:: RECORD EXTRACTS

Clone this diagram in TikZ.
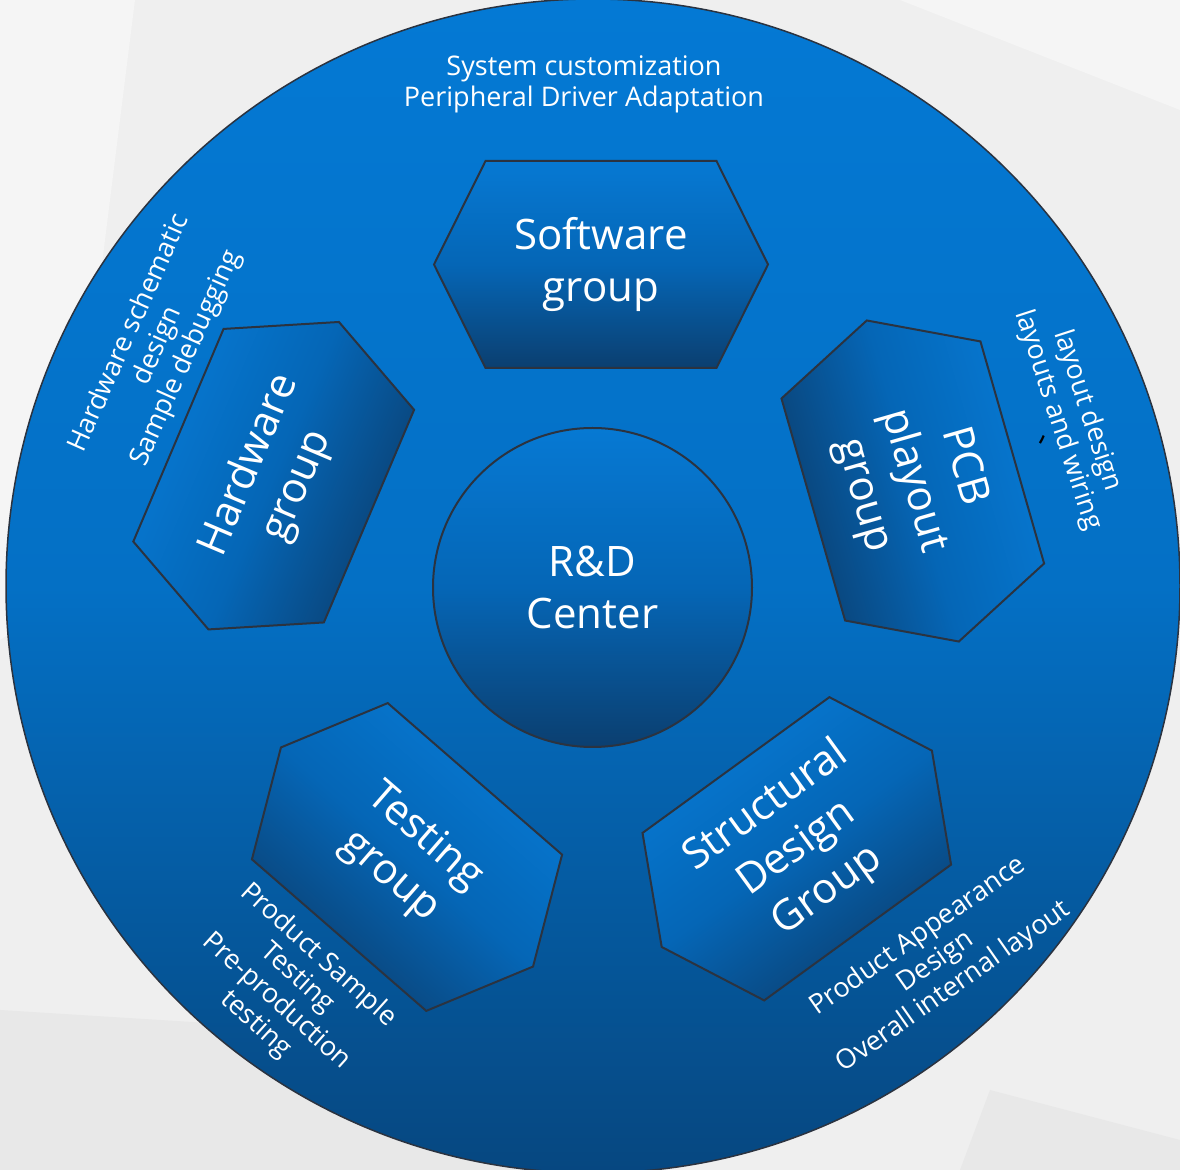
\documentclass[tikz,border=0pt]{standalone}
\usepackage{fontspec}
\setmainfont{Open Sans}
\newfontfamily\cjkfont{Noto Sans CJK SC}

\definecolor{bgGray}{HTML}{EFEFEF}
\definecolor{bgLight}{HTML}{F5F5F5}
\definecolor{bgShade}{HTML}{E8E8E8}
\definecolor{rimLine}{HTML}{2B3340}
\definecolor{discTop}{HTML}{0479D4}
\definecolor{discMid}{HTML}{0470C5}
\definecolor{discBot}{HTML}{064780}
\definecolor{hexTop}{HTML}{0679D3}
\definecolor{hexMid}{HTML}{0566B6}
\definecolor{hexBot}{HTML}{0B3F70}

\tikzset{
  hexbox/.style={draw=rimLine, line width=1pt, top color=hexTop, bottom color=hexBot, middle color=hexMid},
  grouplabel/.style={text=white, align=center, font=\fontsize{21}{26}\selectfont},
  note/.style={text=white, align=center, font=\fontsize{13.5}{15.5}\selectfont},
}

\begin{document}
\begin{tikzpicture}[x=0.5pt,y=-0.5pt]
    \useasboundingbox (0,0) rectangle (1180,1170);

    % Backdrop
    \fill[bgGray] (0,0) rectangle (1180,1170);
    \fill[bgLight] (0,0) -- (135,0) -- (60,600) -- (0,640) -- cycle;
    \fill[bgLight] (900,0) -- (1180,0) -- (1180,110) -- cycle;
    \fill[bgShade] (0,1010) -- (320,1030) -- (600,1170) -- (0,1170) -- cycle;
    \fill[bgShade] (960,1170) -- (990,1090) -- (1180,1140) -- (1180,1170) -- cycle;

    % Outer disc
    \node[circle, inner sep=0, minimum size=587pt, draw=rimLine, line width=0.75pt,
          top color=discTop, bottom color=discBot, middle color=discMid] (disc) at (593,586) {};

    % Centre
    \node[circle, inner sep=0, minimum size=159.5pt, draw=rimLine, line width=1pt,
          top color=hexTop, bottom color=hexBot, middle color=hexMid,
          grouplabel] (rdc) at (592.5,587.5) {R\&D\\Center};

    % For each group ...
    \foreach \grp/\cx/\cy/\rot/\txt in {
        sw/601/264.5/0/{Software\\group},
        hw/273.7/475.7/67/{Hardware\\group},
        pcb/912.8/481/-74/{PCB\\playout\\group},
        tst/407/857/-41/{Testing\\group},
        sdg/796.8/848.8/36/{Structural\\Design\\Group}} {
      \begin{scope}[shift={(\cx,\cy)}, rotate=\rot]
        \draw[hexbox, shading angle=\rot] (167,0) -- (115.5,103.5) -- (-115.5,103.5)
          -- (-167,0) -- (-115.5,-103.5) -- (115.5,-103.5) -- cycle;
      \end{scope}
      \node[grouplabel, rotate=\rot] (\grp) at (\cx,\cy) {\txt};
    }

    % Notes round the rim
    \node[note] (swnote) at (584,84) {System customization\\Peripheral Driver Adaptation};
    \node[note, rotate=66] (hwnote) at (158,346) {Hardware schematic\\design\\Sample debugging};
    \node[note, rotate=-72] (pcbnote) at (1072.5,415.5) {layout design\\layouts and wiring};
    \node[note, rotate=35] (sdgnote) at (936,962) {Product Appearance\\Design\\Overall internal layout};
    \node[note, rotate=-42] (tstnote) at (287,990) {Product Sample\\Testing\\Pre-production\\testing};
    \node[text=black, rotate=-72, inner sep=0, font=\cjkfont\fontsize{13.5}{15.5}\selectfont] (pcbmark) at (1045,448) {、};

  \end{tikzpicture}
\end{document}
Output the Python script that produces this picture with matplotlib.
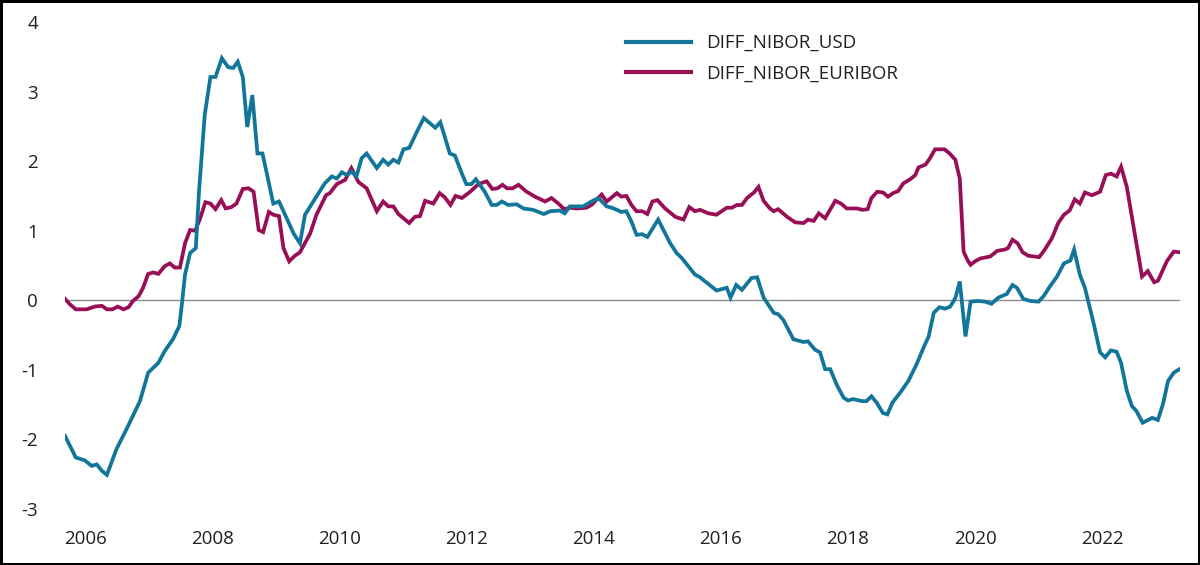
import matplotlib
matplotlib.use("Agg")
import matplotlib.pyplot as plt

# ---- data (decimal years, percentage points) ----
usd_x = [2005.67, 2005.84, 2005.98, 2006.09, 2006.17, 2006.25, 2006.33, 2006.48, 2006.64, 2006.85,
         2006.98, 2007.14, 2007.24, 2007.37, 2007.47, 2007.51, 2007.56, 2007.64, 2007.73, 2007.78,
         2007.87, 2007.96, 2008.04, 2008.14, 2008.24, 2008.32, 2008.39, 2008.47, 2008.54, 2008.62,
         2008.70, 2008.78, 2008.95, 2009.04, 2009.16, 2009.27, 2009.37, 2009.45, 2009.58, 2009.76,
         2009.87, 2009.95, 2010.03, 2010.11, 2010.18, 2010.26, 2010.34, 2010.42, 2010.58, 2010.68,
         2010.76, 2010.84, 2010.92, 2011.00, 2011.09, 2011.21, 2011.32, 2011.50, 2011.58, 2011.73,
         2011.81, 2011.92, 2011.99, 2012.07, 2012.14, 2012.28, 2012.39, 2012.47, 2012.55, 2012.65,
         2012.78, 2012.89, 2013.04, 2013.21, 2013.31, 2013.46, 2013.54, 2013.62, 2013.83, 2013.96,
         2014.07, 2014.20, 2014.28, 2014.36, 2014.43, 2014.51, 2014.59, 2014.67, 2014.76, 2014.84,
         2015.01, 2015.20, 2015.30, 2015.38, 2015.59, 2015.67, 2015.93, 2016.09, 2016.15, 2016.24,
         2016.33, 2016.48, 2016.57, 2016.67, 2016.83, 2016.90, 2016.98, 2017.14, 2017.30, 2017.37,
         2017.48, 2017.56, 2017.64, 2017.72, 2017.82, 2017.93, 2018.00, 2018.08, 2018.22, 2018.29,
         2018.37, 2018.45, 2018.55, 2018.62, 2018.70, 2018.82, 2018.95, 2019.08, 2019.19, 2019.27,
         2019.35, 2019.44, 2019.53, 2019.61, 2019.69, 2019.76, 2019.85, 2019.93, 2020.05, 2020.16,
         2020.26, 2020.37, 2020.50, 2020.59, 2020.66, 2020.76, 2020.87, 2021.00, 2021.08, 2021.18,
         2021.29, 2021.40, 2021.50, 2021.56, 2021.65, 2021.73, 2021.86, 2021.97, 2022.05, 2022.14,
         2022.23, 2022.30, 2022.39, 2022.47, 2022.54, 2022.64, 2022.79, 2022.88, 2022.96, 2023.04,
         2023.13, 2023.22]
usd_v = [-1.95, -2.26, -2.30, -2.38, -2.36, -2.45, -2.51, -2.14, -1.85, -1.45,
         -1.04, -0.90, -0.73, -0.56, -0.37, -0.06, 0.37, 0.68, 0.75, 1.56,
         2.66, 3.21, 3.21, 3.48, 3.35, 3.34, 3.43, 3.21, 2.49, 2.95,
         2.11, 2.11, 1.39, 1.42, 1.18, 0.96, 0.82, 1.23, 1.42, 1.68,
         1.78, 1.75, 1.84, 1.80, 1.85, 1.78, 2.04, 2.11, 1.90, 2.02,
         1.95, 2.02, 1.98, 2.17, 2.19, 2.42, 2.62, 2.48, 2.56, 2.11,
         2.08, 1.82, 1.67, 1.67, 1.74, 1.56, 1.37, 1.37, 1.42, 1.37,
         1.38, 1.32, 1.30, 1.24, 1.28, 1.29, 1.25, 1.35, 1.35, 1.42,
         1.47, 1.35, 1.33, 1.30, 1.27, 1.28, 1.13, 0.94, 0.95, 0.91,
         1.16, 0.82, 0.68, 0.61, 0.37, 0.33, 0.14, 0.18, 0.04, 0.22,
         0.15, 0.32, 0.33, 0.04, -0.18, -0.20, -0.28, -0.56, -0.60, -0.59,
         -0.71, -0.75, -0.99, -0.99, -1.21, -1.40, -1.44, -1.42, -1.45, -1.45,
         -1.38, -1.47, -1.62, -1.64, -1.47, -1.33, -1.16, -0.92, -0.68, -0.52,
         -0.18, -0.10, -0.12, -0.09, 0.03, 0.27, -0.52, -0.02, -0.01, -0.02,
         -0.05, 0.04, 0.09, 0.22, 0.18, 0.02, -0.01, -0.02, 0.06, 0.20,
         0.34, 0.53, 0.57, 0.73, 0.37, 0.18, -0.30, -0.75, -0.82, -0.72,
         -0.74, -0.90, -1.30, -1.52, -1.59, -1.76, -1.69, -1.72, -1.49, -1.16,
         -1.04, -0.99]

eur_x = [2005.67, 2005.75, 2005.84, 2006.01, 2006.14, 2006.25, 2006.33, 2006.42, 2006.50, 2006.59,
         2006.67, 2006.74, 2006.83, 2006.90, 2006.98, 2007.06, 2007.14, 2007.24, 2007.32, 2007.40,
         2007.48, 2007.56, 2007.64, 2007.72, 2007.80, 2007.88, 2007.96, 2008.04, 2008.13, 2008.20,
         2008.29, 2008.37, 2008.47, 2008.56, 2008.64, 2008.72, 2008.79, 2008.88, 2008.95, 2009.04,
         2009.11, 2009.20, 2009.29, 2009.37, 2009.53, 2009.63, 2009.78, 2009.84, 2009.95, 2010.08,
         2010.18, 2010.29, 2010.42, 2010.58, 2010.68, 2010.76, 2010.84, 2010.92, 2011.09, 2011.18,
         2011.26, 2011.34, 2011.47, 2011.57, 2011.65, 2011.74, 2011.82, 2011.92, 2012.05, 2012.18,
         2012.31, 2012.40, 2012.48, 2012.56, 2012.63, 2012.72, 2012.81, 2012.94, 2013.07, 2013.23,
         2013.33, 2013.44, 2013.53, 2013.62, 2013.73, 2013.88, 2013.96, 2014.12, 2014.20, 2014.36,
         2014.43, 2014.51, 2014.59, 2014.67, 2014.76, 2014.84, 2014.92, 2015.00, 2015.12, 2015.28,
         2015.41, 2015.50, 2015.59, 2015.67, 2015.80, 2015.93, 2016.09, 2016.17, 2016.25, 2016.33,
         2016.41, 2016.52, 2016.59, 2016.67, 2016.77, 2016.83, 2016.90, 2017.04, 2017.17, 2017.30,
         2017.37, 2017.46, 2017.54, 2017.64, 2017.80, 2017.89, 2017.98, 2018.14, 2018.23, 2018.31,
         2018.37, 2018.46, 2018.55, 2018.63, 2018.71, 2018.79, 2018.87, 2018.98, 2019.06, 2019.11,
         2019.22, 2019.29, 2019.37, 2019.52, 2019.60, 2019.69, 2019.76, 2019.82, 2019.88, 2019.93,
         2020.00, 2020.08, 2020.24, 2020.35, 2020.47, 2020.52, 2020.59, 2020.67, 2020.75, 2020.84,
         2020.92, 2021.01, 2021.10, 2021.21, 2021.31, 2021.40, 2021.49, 2021.57, 2021.65, 2021.73,
         2021.84, 2021.97, 2022.06, 2022.14, 2022.23, 2022.30, 2022.39, 2022.63, 2022.72, 2022.82,
         2022.88, 2023.02, 2023.13, 2023.22]
eur_v = [0.02, -0.06, -0.13, -0.13, -0.09, -0.08, -0.13, -0.13, -0.09, -0.13,
         -0.10, -0.01, 0.06, 0.18, 0.38, 0.40, 0.38, 0.49, 0.53, 0.47,
         0.47, 0.82, 1.01, 1.00, 1.18, 1.41, 1.39, 1.31, 1.44, 1.32,
         1.34, 1.39, 1.60, 1.61, 1.56, 1.01, 0.98, 1.27, 1.23, 1.21,
         0.75, 0.56, 0.64, 0.69, 0.96, 1.23, 1.51, 1.54, 1.67, 1.73,
         1.90, 1.70, 1.61, 1.28, 1.42, 1.35, 1.35, 1.24, 1.11, 1.20,
         1.21, 1.43, 1.39, 1.54, 1.48, 1.37, 1.50, 1.47, 1.56, 1.67,
         1.71, 1.60, 1.61, 1.66, 1.61, 1.61, 1.66, 1.56, 1.49, 1.42,
         1.47, 1.39, 1.31, 1.33, 1.32, 1.33, 1.37, 1.52, 1.42, 1.54,
         1.49, 1.50, 1.37, 1.28, 1.28, 1.24, 1.42, 1.44, 1.32, 1.20,
         1.16, 1.34, 1.28, 1.30, 1.25, 1.23, 1.33, 1.33, 1.37, 1.37,
         1.47, 1.55, 1.63, 1.43, 1.32, 1.28, 1.31, 1.20, 1.12, 1.11,
         1.16, 1.14, 1.25, 1.18, 1.43, 1.39, 1.32, 1.32, 1.30, 1.31,
         1.47, 1.56, 1.55, 1.49, 1.54, 1.57, 1.68, 1.74, 1.80, 1.91,
         1.95, 2.04, 2.17, 2.17, 2.11, 2.02, 1.75, 0.70, 0.58, 0.51,
         0.56, 0.60, 0.63, 0.71, 0.73, 0.75, 0.87, 0.82, 0.69, 0.64,
         0.63, 0.62, 0.73, 0.89, 1.11, 1.23, 1.29, 1.45, 1.39, 1.55,
         1.51, 1.56, 1.80, 1.82, 1.78, 1.92, 1.63, 0.34, 0.42, 0.26,
         0.28, 0.56, 0.70, 0.69]

series_names = ["DIFF_NIBOR_USD", "DIFF_NIBOR_EURIBOR"]
year_ticks = [2006, 2008, 2010, 2012, 2014, 2016, 2018, 2020, 2022]
y_ticks = [-3, -2, -1, 0, 1, 2, 3, 4]

# ---- styling ----
FONT = "Open Sans"
TEXT_COLOR = "#231f20"
TEAL = "#12769a"
MAROON = "#990f57"

plt.rcParams["font.family"] = [FONT, "DejaVu Sans"]

fig = plt.figure(figsize=(12, 5.65), dpi=100, edgecolor="black", linewidth=2.5)
ax = fig.add_axes([65 / 1200, 1 - 509 / 565, (1179.5 - 65) / 1200, (509 - 22) / 565])

ax.axhline(0, color="#8c8c8c", lw=1.0, zorder=1)
ax.plot(usd_x, usd_v, color=TEAL, lw=2.7, label=series_names[0], zorder=3,
        solid_joinstyle="miter")
ax.plot(eur_x, eur_v, color=MAROON, lw=2.7, label=series_names[1], zorder=2,
        solid_joinstyle="miter")

ax.set_xlim(min(usd_x), max(usd_x))
ax.set_ylim(-3, 4)
ax.set_xticks(year_ticks)
ax.set_xticklabels([str(y) for y in year_ticks])
ax.set_yticks(y_ticks)
ax.set_yticklabels([str(v) for v in y_ticks])

for s in ax.spines.values():
    s.set_visible(False)
ax.tick_params(axis="both", length=0, labelsize=13.5, colors=TEXT_COLOR)
ax.tick_params(axis="x", pad=15)
ax.tick_params(axis="y", pad=19.5)
ax.grid(False)

leg = ax.legend(loc="upper left", bbox_to_anchor=(0.503, 0.975), frameon=False,
                fontsize=13.5, handlelength=3.5, handletextpad=0.8,
                labelspacing=0.65, borderpad=0, borderaxespad=0)
for t in leg.get_texts():
    t.set_color(TEXT_COLOR)
for h in leg.get_lines():
    h.set_linewidth(3.0)

fig.savefig("out.png", dpi=100, edgecolor=fig.get_edgecolor())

::::

### [TASK GOAL]
Restate word for word only the lines from where the entries begin through the one with "top color=discTop, bottom"; omit the pictures.

### [EXPECTED ANSWER]
Clone this diagram in TikZ.
\documentclass[tikz,border=0pt]{standalone}
\usepackage{fontspec}
\setmainfont{Open Sans}
\newfontfamily\cjkfont{Noto Sans CJK SC}

\definecolor{bgGray}{HTML}{EFEFEF}
\definecolor{bgLight}{HTML}{F5F5F5}
\definecolor{bgShade}{HTML}{E8E8E8}
\definecolor{rimLine}{HTML}{2B3340}
\definecolor{discTop}{HTML}{0479D4}
\definecolor{discMid}{HTML}{0470C5}
\definecolor{discBot}{HTML}{064780}
\definecolor{hexTop}{HTML}{0679D3}
\definecolor{hexMid}{HTML}{0566B6}
\definecolor{hexBot}{HTML}{0B3F70}

\tikzset{
  hexbox/.style={draw=rimLine, line width=1pt, top color=hexTop, bottom color=hexBot, middle color=hexMid},
  grouplabel/.style={text=white, align=center, font=\fontsize{21}{26}\selectfont},
  note/.style={text=white, align=center, font=\fontsize{13.5}{15.5}\selectfont},
}

\begin{document}
\begin{tikzpicture}[x=0.5pt,y=-0.5pt]
    \useasboundingbox (0,0) rectangle (1180,1170);

    % Backdrop
    \fill[bgGray] (0,0) rectangle (1180,1170);
    \fill[bgLight] (0,0) -- (135,0) -- (60,600) -- (0,640) -- cycle;
    \fill[bgLight] (900,0) -- (1180,0) -- (1180,110) -- cycle;
    \fill[bgShade] (0,1010) -- (320,1030) -- (600,1170) -- (0,1170) -- cycle;
    \fill[bgShade] (960,1170) -- (990,1090) -- (1180,1140) -- (1180,1170) -- cycle;

    % Outer disc
    \node[circle, inner sep=0, minimum size=587pt, draw=rimLine, line width=0.75pt,
          top color=discTop, bottom color=discBot, middle color=discMid] (disc) at (593,586) {};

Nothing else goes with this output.